▶ [Data section]:
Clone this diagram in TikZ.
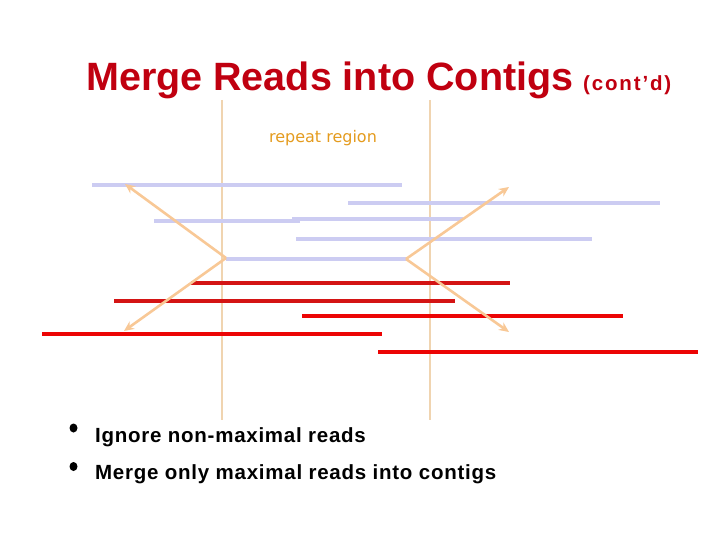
\documentclass[tikz,border=0pt]{standalone}
\usepackage{fontspec}
\setmainfont{Liberation Sans}
\newfontfamily\labelfont{DejaVu Sans}
\usetikzlibrary{arrows.meta}
\definecolor{titlered}{RGB}{192,0,16}
\definecolor{readblue}{RGB}{204,204,242}
\definecolor{darkread}{RGB}{212,20,20}
\definecolor{brightread}{RGB}{236,4,4}
\definecolor{guide}{RGB}{240,212,176}
\definecolor{arrowpeach}{RGB}{248,200,150}
\definecolor{labelorange}{RGB}{228,155,30}
\tikzset{
  blueread/.style={readblue, line width=4pt},
  redreadA/.style={darkread, line width=4pt},
  redreadB/.style={brightread, line width=4pt},
  guideline/.style={guide, line width=1.1pt},
  peacharrow/.style={arrowpeach, line width=2.6pt, -{Stealth[length=10pt,width=9pt]}},
  bullettext/.style={anchor=base west, inner sep=0pt, font=\fontsize{20.5}{24}\bfseries\addfontfeature{LetterSpace=3.6}},
  bulletdot/.style={ellipse, fill=black, inner sep=0pt, minimum width=8pt, minimum height=9pt}
}
\usetikzlibrary{shapes.geometric}
\begin{document}
\begin{tikzpicture}[x=1pt, y=-1pt]
\useasboundingbox (0,0) rectangle (720,540);
% title
\node[anchor=base west, inner sep=0pt, text=titlered, font=\fontsize{39.5}{44}\bfseries] (title) at (86,91) {Merge Reads into Contigs};
\node[anchor=base west, inner sep=0pt, text=titlered, font=\fontsize{20.5}{24}\bfseries\addfontfeature{LetterSpace=9}] (cont) at (583,91) {(cont’d)};
% repeat region guides
\coordinate (g1t) at (222,100); \coordinate (g1b) at (222,420);
\coordinate (g2t) at (430,100); \coordinate (g2b) at (430,420);
\draw[guideline] (g1t) -- (g1b);
\draw[guideline] (g2t) -- (g2b);
\node[text=labelorange, font=\labelfont\fontsize{16}{19}\selectfont, inner sep=0pt] (rr) at (323,138) {repeat region};
% blue reads
\coordinate (b1a) at (92,185.5);  \coordinate (b1b) at (402,185.5);
\coordinate (b2a) at (348,203.5); \coordinate (b2b) at (660,203.5);
\coordinate (b3a) at (154,221);   \coordinate (b3b) at (300,221);
\coordinate (b4a) at (292,219.5); \coordinate (b4b) at (463,219.5);
\coordinate (b5a) at (296,239);   \coordinate (b5b) at (592,239);
\coordinate (b6a) at (226,258.5); \coordinate (b6b) at (406,258.5);
\draw[blueread] (b1a) -- (b1b);
\draw[blueread] (b2a) -- (b2b);
\draw[blueread] (b3a) -- (b3b);
\draw[blueread] (b4a) -- (b4b);
\draw[blueread] (b5a) -- (b5b);
\draw[blueread] (b6a) -- (b6b);
% red reads
\coordinate (r1a) at (191,282.5); \coordinate (r1b) at (510,282.5);
\coordinate (r2a) at (114,300.5); \coordinate (r2b) at (455,300.5);
\coordinate (r3a) at (302,315.5); \coordinate (r3b) at (623,315.5);
\coordinate (r4a) at (42,333.5);  \coordinate (r4b) at (382,333.5);
\coordinate (r5a) at (378,351.5); \coordinate (r5b) at (698,351.5);
\draw[redreadA] (r1a) -- (r1b);
\draw[redreadA] (r2a) -- (r2b);
\draw[redreadB] (r3a) -- (r3b);
\draw[redreadB] (r4a) -- (r4b);
\draw[redreadB] (r5a) -- (r5b);
% arrows
\coordinate (lv) at (226,258);
\coordinate (lu) at (125,184);
\coordinate (ld) at (124,331);
\coordinate (rv) at (406,259);
\coordinate (ru) at (509,187);
\coordinate (rd) at (509,332);
\draw[peacharrow] (lv) -- (lu);
\draw[peacharrow] (lv) -- (ld);
\draw[peacharrow] (rv) -- (ru);
\draw[peacharrow] (rv) -- (rd);
% bullets
\node[bulletdot] (d1) at (73.5,428) {};
\node[bulletdot] (d2) at (73.5,466.5) {};
\node[bullettext] (t1) at (95,442) {Ignore non-maximal reads};
\node[bullettext] (t2) at (95,479) {Merge only maximal reads into contigs};
\end{tikzpicture}
\end{document}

▶ [Direction]: Take the data above and repeat it exactly, leaving each picture out.

▶ [Reply]:
Clone this diagram in TikZ.
\documentclass[tikz,border=0pt]{standalone}
\usepackage{fontspec}
\setmainfont{Liberation Sans}
\newfontfamily\labelfont{DejaVu Sans}
\usetikzlibrary{arrows.meta}
\definecolor{titlered}{RGB}{192,0,16}
\definecolor{readblue}{RGB}{204,204,242}
\definecolor{darkread}{RGB}{212,20,20}
\definecolor{brightread}{RGB}{236,4,4}
\definecolor{guide}{RGB}{240,212,176}
\definecolor{arrowpeach}{RGB}{248,200,150}
\definecolor{labelorange}{RGB}{228,155,30}
\tikzset{
  blueread/.style={readblue, line width=4pt},
  redreadA/.style={darkread, line width=4pt},
  redreadB/.style={brightread, line width=4pt},
  guideline/.style={guide, line width=1.1pt},
  peacharrow/.style={arrowpeach, line width=2.6pt, -{Stealth[length=10pt,width=9pt]}},
  bullettext/.style={anchor=base west, inner sep=0pt, font=\fontsize{20.5}{24}\bfseries\addfontfeature{LetterSpace=3.6}},
  bulletdot/.style={ellipse, fill=black, inner sep=0pt, minimum width=8pt, minimum height=9pt}
}
\usetikzlibrary{shapes.geometric}
\begin{document}
\begin{tikzpicture}[x=1pt, y=-1pt]
\useasboundingbox (0,0) rectangle (720,540);
% title
\node[anchor=base west, inner sep=0pt, text=titlered, font=\fontsize{39.5}{44}\bfseries] (title) at (86,91) {Merge Reads into Contigs};
\node[anchor=base west, inner sep=0pt, text=titlered, font=\fontsize{20.5}{24}\bfseries\addfontfeature{LetterSpace=9}] (cont) at (583,91) {(cont’d)};
% repeat region guides
\coordinate (g1t) at (222,100); \coordinate (g1b) at (222,420);
\coordinate (g2t) at (430,100); \coordinate (g2b) at (430,420);
\draw[guideline] (g1t) -- (g1b);
\draw[guideline] (g2t) -- (g2b);
\node[text=labelorange, font=\labelfont\fontsize{16}{19}\selectfont, inner sep=0pt] (rr) at (323,138) {repeat region};
% blue reads
\coordinate (b1a) at (92,185.5);  \coordinate (b1b) at (402,185.5);
\coordinate (b2a) at (348,203.5); \coordinate (b2b) at (660,203.5);
\coordinate (b3a) at (154,221);   \coordinate (b3b) at (300,221);
\coordinate (b4a) at (292,219.5); \coordinate (b4b) at (463,219.5);
\coordinate (b5a) at (296,239);   \coordinate (b5b) at (592,239);
\coordinate (b6a) at (226,258.5); \coordinate (b6b) at (406,258.5);
\draw[blueread] (b1a) -- (b1b);
\draw[blueread] (b2a) -- (b2b);
\draw[blueread] (b3a) -- (b3b);
\draw[blueread] (b4a) -- (b4b);
\draw[blueread] (b5a) -- (b5b);
\draw[blueread] (b6a) -- (b6b);
% red reads
\coordinate (r1a) at (191,282.5); \coordinate (r1b) at (510,282.5);
\coordinate (r2a) at (114,300.5); \coordinate (r2b) at (455,300.5);
\coordinate (r3a) at (302,315.5); \coordinate (r3b) at (623,315.5);
\coordinate (r4a) at (42,333.5);  \coordinate (r4b) at (382,333.5);
\coordinate (r5a) at (378,351.5); \coordinate (r5b) at (698,351.5);
\draw[redreadA] (r1a) -- (r1b);
\draw[redreadA] (r2a) -- (r2b);
\draw[redreadB] (r3a) -- (r3b);
\draw[redreadB] (r4a) -- (r4b);
\draw[redreadB] (r5a) -- (r5b);
% arrows
\coordinate (lv) at (226,258);
\coordinate (lu) at (125,184);
\coordinate (ld) at (124,331);
\coordinate (rv) at (406,259);
\coordinate (ru) at (509,187);
\coordinate (rd) at (509,332);
\draw[peacharrow] (lv) -- (lu);
\draw[peacharrow] (lv) -- (ld);
\draw[peacharrow] (rv) -- (ru);
\draw[peacharrow] (rv) -- (rd);
% bullets
\node[bulletdot] (d1) at (73.5,428) {};
\node[bulletdot] (d2) at (73.5,466.5) {};
\node[bullettext] (t1) at (95,442) {Ignore non-maximal reads};
\node[bullettext] (t2) at (95,479) {Merge only maximal reads into contigs};
\end{tikzpicture}
\end{document}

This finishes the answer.